Krispy Kreme is a perfect example. When it attempted to expand too quickly beyond its trademark 'Hot Doughnuts Now' to selling pre-boxed sinkers in gas stations in the mid 2000s, the stock market concluded it was no longer a sweet deal as stocks hit a record low of $6 per share at that time.

Finding the right level of sustainable growth is one of the first essential steps an entrepreneur needs to consider and think through before ever opening the doors for business.

Finding that sustainable pace of growth will mean something different for every startup. But every business will need to dodge these nine common pitfalls:

1. Leadership exhaustion

The more leadership is confined to one or a few people, the more those people will be sucked into the day-to-day management of the company.
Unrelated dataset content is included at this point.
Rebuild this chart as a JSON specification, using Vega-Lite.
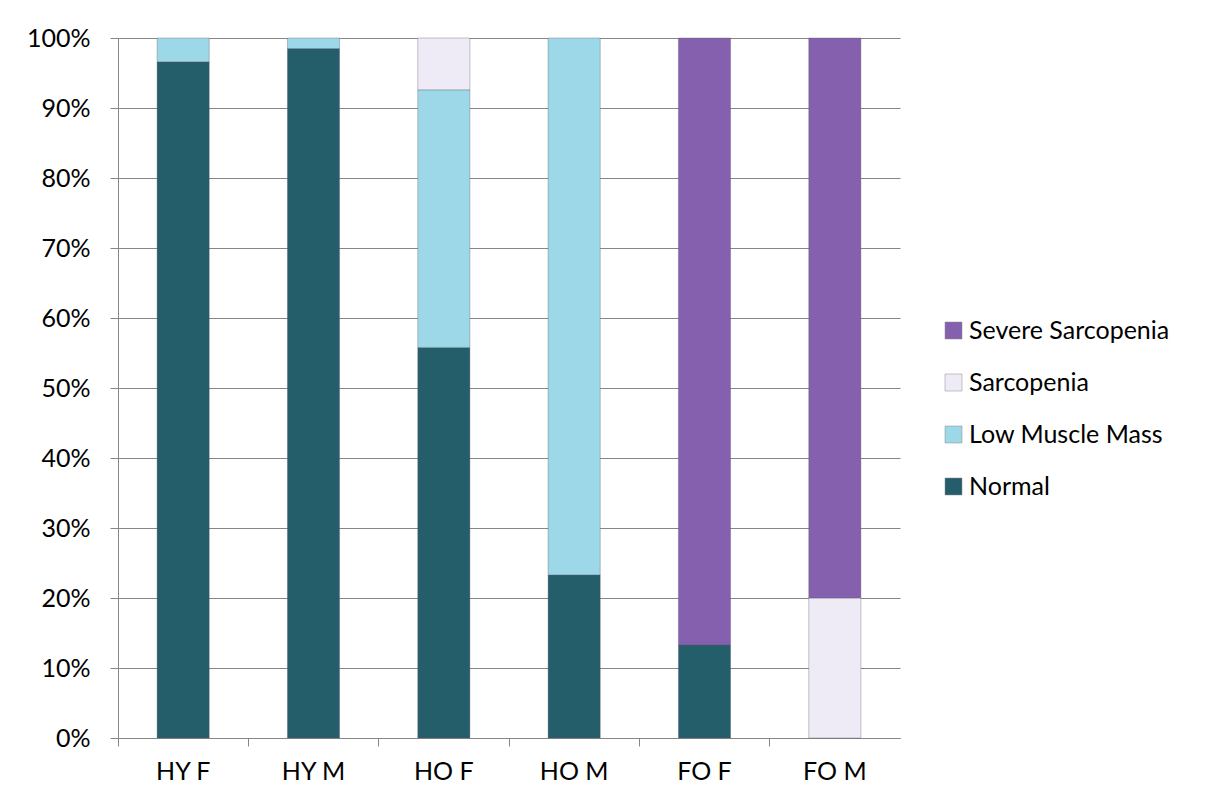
{
  "$schema": "https://vega.github.io/schema/vega-lite/v6.json",
  "width": 782,
  "height": 700,
  "autosize": "none",
  "padding": {"left": 118, "top": 38, "right": 310, "bottom": 67},
  "background": "white",
  "config": {
    "font": "Lato",
    "view": {"stroke": null}
  },
  "data": {
    "values": [
      {"group": "HY F", "category": "Normal", "order": 1, "value": 0.966},
      {"group": "HY F", "category": "Low Muscle Mass", "order": 2, "value": 0.034},
      {"group": "HY M", "category": "Normal", "order": 1, "value": 0.985},
      {"group": "HY M", "category": "Low Muscle Mass", "order": 2, "value": 0.015},
      {"group": "HO F", "category": "Normal", "order": 1, "value": 0.558},
      {"group": "HO F", "category": "Low Muscle Mass", "order": 2, "value": 0.368},
      {"group": "HO F", "category": "Sarcopenia", "order": 3, "value": 0.074},
      {"group": "HO M", "category": "Normal", "order": 1, "value": 0.233},
      {"group": "HO M", "category": "Low Muscle Mass", "order": 2, "value": 0.767},
      {"group": "FO F", "category": "Normal", "order": 1, "value": 0.133},
      {"group": "FO F", "category": "Severe Sarcopenia", "order": 4, "value": 0.867},
      {"group": "FO M", "category": "Sarcopenia", "order": 3, "value": 0.2},
      {"group": "FO M", "category": "Severe Sarcopenia", "order": 4, "value": 0.8}
    ]
  },
  "mark": {"type": "bar", "width": {"band": 0.4}, "stroke": "#5a5a6a", "strokeOpacity": 0.35, "strokeWidth": 1},
  "encoding": {
    "x": {
      "field": "group",
      "type": "nominal",
      "sort": ["HY F", "HY M", "HO F", "HO M", "FO F", "FO M"],
      "scale": {"paddingInner": 0, "paddingOuter": 0},
      "axis": {
        "title": null,
        "labelAngle": 0,
        "bandPosition": 0,
        "labelFontSize": 25,
        "labelColor": "#000000",
        "labelPadding": 13,
        "tickSize": 8,
        "tickColor": "#868686",
        "domainColor": "#868686",
        "grid": false
      }
    },
    "y": {
      "field": "value",
      "type": "quantitative",
      "stack": "zero",
      "scale": {"domain": [0, 1], "nice": false},
      "axis": {
        "title": null,
        "format": ".0%",
        "values": [0, 0.1, 0.2, 0.3, 0.4, 0.5, 0.6, 0.7, 0.8, 0.9, 1],
        "labelFontSize": 25,
        "labelColor": "#000000",
        "labelPadding": 20,
        "tickSize": 8,
        "tickColor": "#868686",
        "domainColor": "#868686",
        "gridColor": "#868686",
        "gridWidth": 1,
        "gridOpacity": 1
      }
    },
    "color": {
      "field": "category",
      "type": "nominal",
      "scale": {
        "domain": ["Severe Sarcopenia", "Sarcopenia", "Low Muscle Mass", "Normal"],
        "range": ["#8560ae", "#efebf6", "#9dd8e8", "#255e6b"]
      },
      "legend": {
        "title": null,
        "orient": "none",
        "legendX": 823,
        "legendY": 280,
        "symbolType": "square",
        "symbolSize": 289,
        "symbolStrokeColor": "#888888",
        "symbolStrokeWidth": 0.5,
        "labelFontSize": 25,
        "labelColor": "#000000",
        "labelOffset": 3,
        "labelLimit": 400,
        "rowPadding": 26
      }
    },
    "order": {"field": "order", "type": "quantitative", "sort": "ascending"}
  }
}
This means more and more hours at work and fewer hours to manage and focus on the big picture.

2. Troop exhaustion

When the workload is growing quickly, you sometimes don’t have the time to add qualified staff, and the work is piled on to the troops you have on hand. Problem is, there‘s only so much workload employees can carry before they get overwhelmed and collapse.
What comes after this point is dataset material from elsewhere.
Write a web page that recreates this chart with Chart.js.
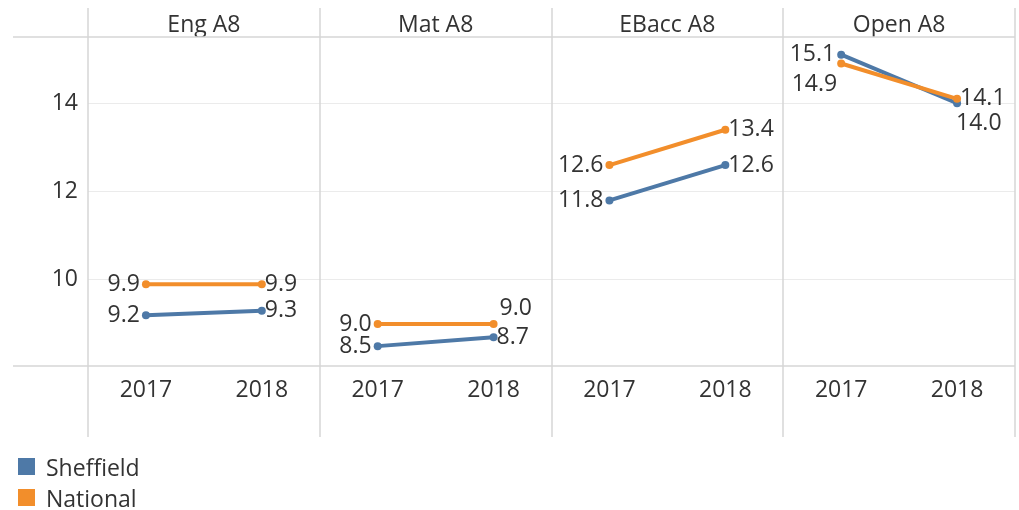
<!DOCTYPE html>
<html lang="en">
<head>
<meta charset="UTF-8">
<title>A8 - Sheffield vs National</title>
<script src="https://cdn.jsdelivr.net/npm/chart.js"></script>
<style>
  body { margin: 0; background: #fff; }
  #wrap { position: relative; width: 1019px; height: 510px; }
  #legend { position: absolute; left: 18px; top: 451px; font: 23px "Open Sans", sans-serif; color: #333; }
  .item { display: flex; align-items: center; height: 31px; }
  .box { width: 17px; height: 17px; margin-right: 11px; }
</style>
</head>
<body>
<div id="wrap">
  <canvas id="myChart" width="1019" height="510"></canvas>
  <div id="legend"></div>
</div>
<script>
var panels = ['Eng A8', 'Mat A8', 'EBacc A8', 'Open A8'];
var years = ['2017', '2018'];
var seriesNames = ['Sheffield', 'National'];
var sheffield = [9.2, 9.3, 8.5, 8.7, 11.8, 12.6, 15.1, 14.0];
var national = [9.9, 9.9, 9.0, 9.0, 12.6, 13.4, 14.9, 14.1];
var yTicks = [10, 12, 14];
// where each value label sits next to its point
var sheffieldPos = ['left', 'right', 'left', 'right', 'left', 'right', 'left', 'belowRight'];
var nationalPos = ['left', 'right', 'left', 'aboveRight', 'left', 'right', 'belowLeft', 'right'];

var blue = '#4e79a7';
var orange = '#f28e2b';
var font = { family: '"Open Sans", sans-serif', size: 23 };

var xLabels = [];
panels.forEach(function () { years.forEach(function (y) { xLabels.push(y); }); });

function series(name, data, color, pos, order) {
    return {
        label: name,
        data: data,
        labelPos: pos,
        order: order,
        borderColor: color,
        backgroundColor: color,
        borderWidth: 4,
        pointRadius: 4,
        pointBorderWidth: 0,
        pointBackgroundColor: color,
        // no line between the last year of one panel and the first of the next
        segment: {
            borderColor: function (ctx) { return ctx.p0DataIndex % 2 ? 'rgba(0,0,0,0)' : color; }
        }
    };
}

var frame = {
    id: 'frame',
    beforeDatasetsDraw: function (chart) {
        var c = chart.ctx, a = chart.chartArea;
        var w = (a.right - a.left) / panels.length;
        c.save();
        c.strokeStyle = '#d6d6d6';
        c.lineWidth = 1.5;
        c.beginPath();
        for (var i = 0; i <= panels.length; i++) {
            var x = Math.round(a.left + i * w);
            c.moveTo(x, 8);
            c.lineTo(x, 437);
        }
        c.moveTo(13, a.top); c.lineTo(a.right, a.top);
        c.moveTo(13, a.bottom); c.lineTo(a.right, a.bottom);
        c.stroke();
        c.restore();
    },
    afterDatasetsDraw: function (chart) {
        var c = chart.ctx;
        c.save();
        c.font = '23px "Open Sans", sans-serif';
        c.fillStyle = '#333';
        c.textBaseline = 'middle';
        chart.data.datasets.forEach(function (ds, di) {
            chart.getDatasetMeta(di).data.forEach(function (pt, i) {
                var x = pt.x, y = pt.y, pos = ds.labelPos[i];
                if (pos === 'left') { c.textAlign = 'right'; x -= 6; }
                else if (pos === 'right') { c.textAlign = 'left'; x += 3; }
                else if (pos === 'aboveRight') { c.textAlign = 'left'; x += 6; y -= 16; }
                else if (pos === 'belowLeft') { c.textAlign = 'right'; x -= 4; y += 21; }
                else if (pos === 'belowRight') { c.textAlign = 'left'; x -= 1; y += 20; }
                c.fillText(ds.data[i].toFixed(1), x, y);
            });
        });
        c.restore();
    }
};

var config = {
    type: 'line',
    data: {
        labels: xLabels,
        datasets: [
            series(seriesNames[0], sheffield, blue, sheffieldPos, 1),
            series(seriesNames[1], national, orange, nationalPos, 0)
        ]
    },
    options: {
        responsive: false,
        animation: false,
        layout: { padding: { left: 0, right: 1, top: 0, bottom: 0 } },
        plugins: { legend: { display: false } },
        scales: {
            x: {
                type: 'category',
                offset: true,
                grid: { display: false },
                border: { display: false },
                ticks: { font: font, color: '#333', padding: 3, maxRotation: 0, autoSkip: false },
                afterFit: function (s) { s.height = 144; }
            },
            x2: {
                type: 'category',
                position: 'top',
                labels: panels,
                offset: true,
                grid: { display: false },
                border: { display: false },
                ticks: { font: font, color: '#333', padding: -10, maxRotation: 0 },
                afterFit: function (s) { s.height = 37; }
            },
            y: {
                min: 8.05,
                max: 15.5,
                grid: { color: '#ebebeb', drawTicks: false },
                border: { display: false },
                ticks: { font: font, color: '#333', padding: 10 },
                afterBuildTicks: function (s) { s.ticks = yTicks.map(function (v) { return { value: v }; }); },
                afterFit: function (s) { s.width = 88; }
            }
        }
    },
    plugins: [frame]
};

window.onload = function () {
    var ctx = document.getElementById('myChart').getContext('2d');
    window.myChart = new Chart(ctx, config);

    var legend = document.getElementById('legend');
    [blue, orange].forEach(function (col, i) {
        var row = document.createElement('div');
        row.className = 'item';
        row.innerHTML = '<span class="box" style="background:' + col + '"></span>' + seriesNames[i];
        legend.appendChild(row);
    });
};
</script>
</body>
</html>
3. Sloppy hiring practices

As a result of the above, companies scrambling to cover the workload will often hire without taking the time to really evaluate the new hires to make sure they are getting the best people possible for the jobs at hand.

4. Outstripping financing

A well-funded startup can become an underfunded company thanks to initial success. If you have to ramp up production prior to sales, or carry a lot of accounts payable, you might find yourself short on the green stuff when you need it most.

5. Outbuilding your business

If you plan for rapid growth by buying more office space than you need, hiring more people than you need, borrowing more money than you need, you may find this becomes a burden on you if your growth is more modest than anticipated. Before you go buying more office space than you need, try a virtual office or even a coworking space.
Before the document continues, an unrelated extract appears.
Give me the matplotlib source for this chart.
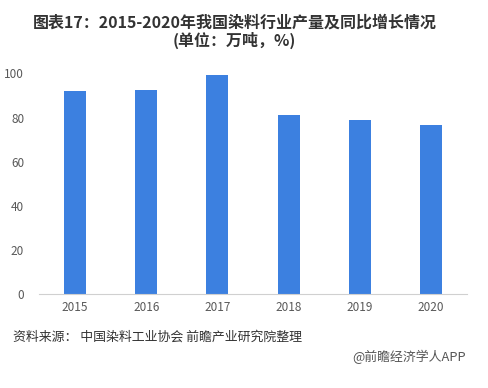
import matplotlib
matplotlib.use("Agg")
import matplotlib.pyplot as plt

plt.rcParams['font.family'] = ['Noto Sans CJK SC', 'DejaVu Sans']

years = ['2015', '2016', '2017', '2018', '2019', '2020']
output = [92.0, 92.4, 99.2, 81.1, 78.9, 76.6]
yticks = [0, 20, 40, 60, 80, 100]

fig = plt.figure(figsize=(4.89, 3.88), dpi=100)
ax = fig.add_axes([0.0806, 0.2415, 0.8734, 0.5691])
x = range(len(years))
ax.bar(x, output, width=0.31, color='#3c80e0', zorder=2)
ax.set_xlim(-0.5, len(years) - 0.5)
ax.set_ylim(0, 100)
ax.set_yticks(yticks)
ax.set_xticks(list(x))
ax.set_xticklabels(years)
for s in ['top', 'right', 'left']:
    ax.spines[s].set_visible(False)
ax.spines['bottom'].set_color('#d0d0d0')
ax.tick_params(axis='both', length=0, labelsize=8.5, colors='#595959')
ax.tick_params(axis='y', pad=11)
ax.tick_params(axis='x', pad=5)

fig.text(0.48, 0.943, '图表17：2015-2020年我国染料行业产量及同比增长情况',
         ha='center', va='center', fontsize=11.5, fontweight='bold', color='#333333')
fig.text(0.48, 0.897, '(单位：万吨，%)',
         ha='center', va='center', fontsize=11.5, fontweight='bold', color='#333333')
fig.text(0.027, 0.131, '资料来源： 中国染料工业协会 前瞻产业研究院整理',
         ha='left', va='center', fontsize=9.3, color='#333333')
fig.text(0.953, 0.08, '@前瞻经济学人APP',
         ha='right', va='center', fontsize=9.3, color='#555555')

fig.savefig('out.png', dpi=100)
**6. Outracing your market **

If you’re offering cutting-edge products, you might find that even those customers who could really use them don’t yet understand what it is you are offering. There are a lot of startups that failed because they were way ahead of their time. Think Ask Jeeves. Not planning for some catch-up time could threaten the sustainability of your growth.

7. Outpromising your investors

If you promise 20% growth to your investors, a healthy 10% isn’t going to keep them content. Knowing what pace of growth you can sustain, setting the bar at that level and hitting your goal will keep them much happier.

8. Compromising quality

When everyone is working at maximum output, yet demand keeps increasing, don’t be surprised to find that someone in the supply chain starts slacking off in the quality department to meet your delivery deadlines.

9. Losing opportunity

When you’re growing so fast that you can’t seem to find the time to take a meeting or attend a conference, you’re in danger of missing out on a grand opportunity to make your business even better. It’s important to make sure you’re never too busy to keep up with industry trends, what your competitors are doing, the technology in your field and even the latest best practices.  All of these are essential to your business’ survival and success.

We know that everyone wants to grow their business at the fastest possible sustainable pace. Recognizing and planning for these pitfalls ahead of time will go a long way toward keeping that line on the chart ever-climbing.